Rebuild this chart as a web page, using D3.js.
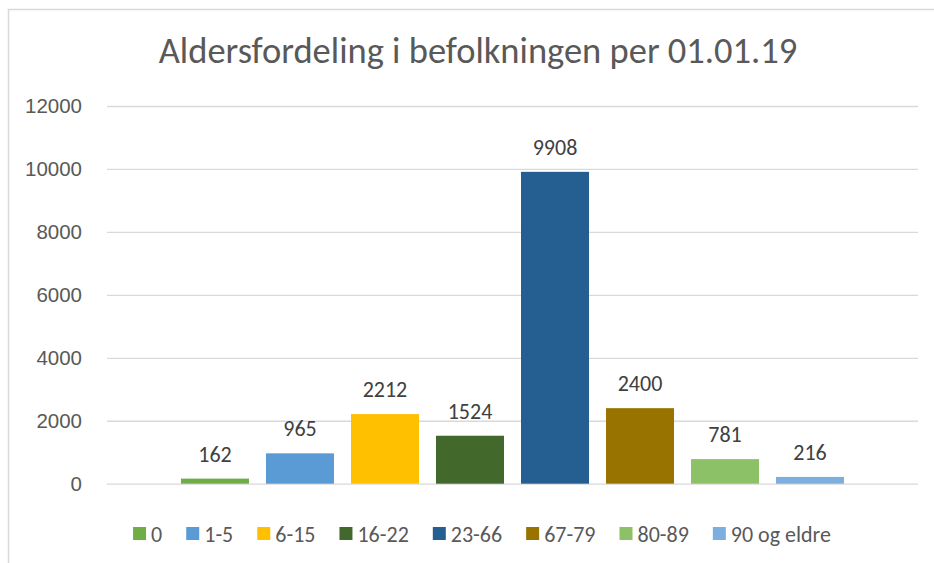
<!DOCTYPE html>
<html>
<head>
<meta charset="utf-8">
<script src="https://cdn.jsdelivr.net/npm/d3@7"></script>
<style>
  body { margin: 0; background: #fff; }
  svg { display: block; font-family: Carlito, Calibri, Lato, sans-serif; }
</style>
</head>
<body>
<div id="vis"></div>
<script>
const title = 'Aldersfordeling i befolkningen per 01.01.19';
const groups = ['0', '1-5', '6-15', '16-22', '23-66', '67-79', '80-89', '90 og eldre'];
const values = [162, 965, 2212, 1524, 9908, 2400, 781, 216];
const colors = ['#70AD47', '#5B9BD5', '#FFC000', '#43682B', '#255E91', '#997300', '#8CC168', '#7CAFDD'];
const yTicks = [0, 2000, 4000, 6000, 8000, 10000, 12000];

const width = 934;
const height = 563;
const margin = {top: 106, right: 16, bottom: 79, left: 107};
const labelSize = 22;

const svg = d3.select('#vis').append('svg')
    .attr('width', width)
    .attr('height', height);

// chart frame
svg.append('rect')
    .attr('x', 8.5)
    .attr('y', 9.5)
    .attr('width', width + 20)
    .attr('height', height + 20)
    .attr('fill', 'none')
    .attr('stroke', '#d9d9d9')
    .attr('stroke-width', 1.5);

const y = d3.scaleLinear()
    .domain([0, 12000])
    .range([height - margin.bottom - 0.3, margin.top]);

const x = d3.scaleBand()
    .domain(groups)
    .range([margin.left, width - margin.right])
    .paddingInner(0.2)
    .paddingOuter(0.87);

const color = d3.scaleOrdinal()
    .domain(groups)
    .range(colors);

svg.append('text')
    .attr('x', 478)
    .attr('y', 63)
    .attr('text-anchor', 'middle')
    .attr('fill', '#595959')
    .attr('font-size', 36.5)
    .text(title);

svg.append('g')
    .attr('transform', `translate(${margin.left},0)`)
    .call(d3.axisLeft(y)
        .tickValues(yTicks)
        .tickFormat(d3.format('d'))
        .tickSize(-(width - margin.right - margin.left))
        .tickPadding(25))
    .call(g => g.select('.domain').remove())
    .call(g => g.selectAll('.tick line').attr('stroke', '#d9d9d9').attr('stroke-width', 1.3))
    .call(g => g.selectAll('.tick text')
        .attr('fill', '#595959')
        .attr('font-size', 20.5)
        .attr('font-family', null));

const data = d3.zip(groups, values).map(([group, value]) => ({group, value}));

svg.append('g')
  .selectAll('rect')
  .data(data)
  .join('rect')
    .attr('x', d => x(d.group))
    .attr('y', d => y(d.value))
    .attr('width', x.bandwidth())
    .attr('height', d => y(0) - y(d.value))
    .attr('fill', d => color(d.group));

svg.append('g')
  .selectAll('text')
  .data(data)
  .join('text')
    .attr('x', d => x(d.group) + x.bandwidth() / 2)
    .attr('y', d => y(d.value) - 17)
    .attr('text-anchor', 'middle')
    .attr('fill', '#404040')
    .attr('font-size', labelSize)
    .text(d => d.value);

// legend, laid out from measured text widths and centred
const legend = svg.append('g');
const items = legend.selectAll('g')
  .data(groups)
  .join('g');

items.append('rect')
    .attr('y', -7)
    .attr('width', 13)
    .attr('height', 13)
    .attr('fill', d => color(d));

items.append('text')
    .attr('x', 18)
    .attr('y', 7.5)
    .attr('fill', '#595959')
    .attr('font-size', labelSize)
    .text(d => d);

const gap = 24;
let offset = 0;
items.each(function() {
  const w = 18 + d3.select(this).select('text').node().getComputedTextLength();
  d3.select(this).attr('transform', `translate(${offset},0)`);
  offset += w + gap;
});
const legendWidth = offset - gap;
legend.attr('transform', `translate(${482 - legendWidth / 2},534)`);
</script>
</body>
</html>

## Exercise details
Show, from the material above, each line that includes the string "this".

## Solution to the problem
Rebuild this chart as a web page, using D3.js.
  const w = 18 + d3.select(this).select('text').node().getComputedTextLength();
  d3.select(this).attr('transform', `translate(${offset},0)`);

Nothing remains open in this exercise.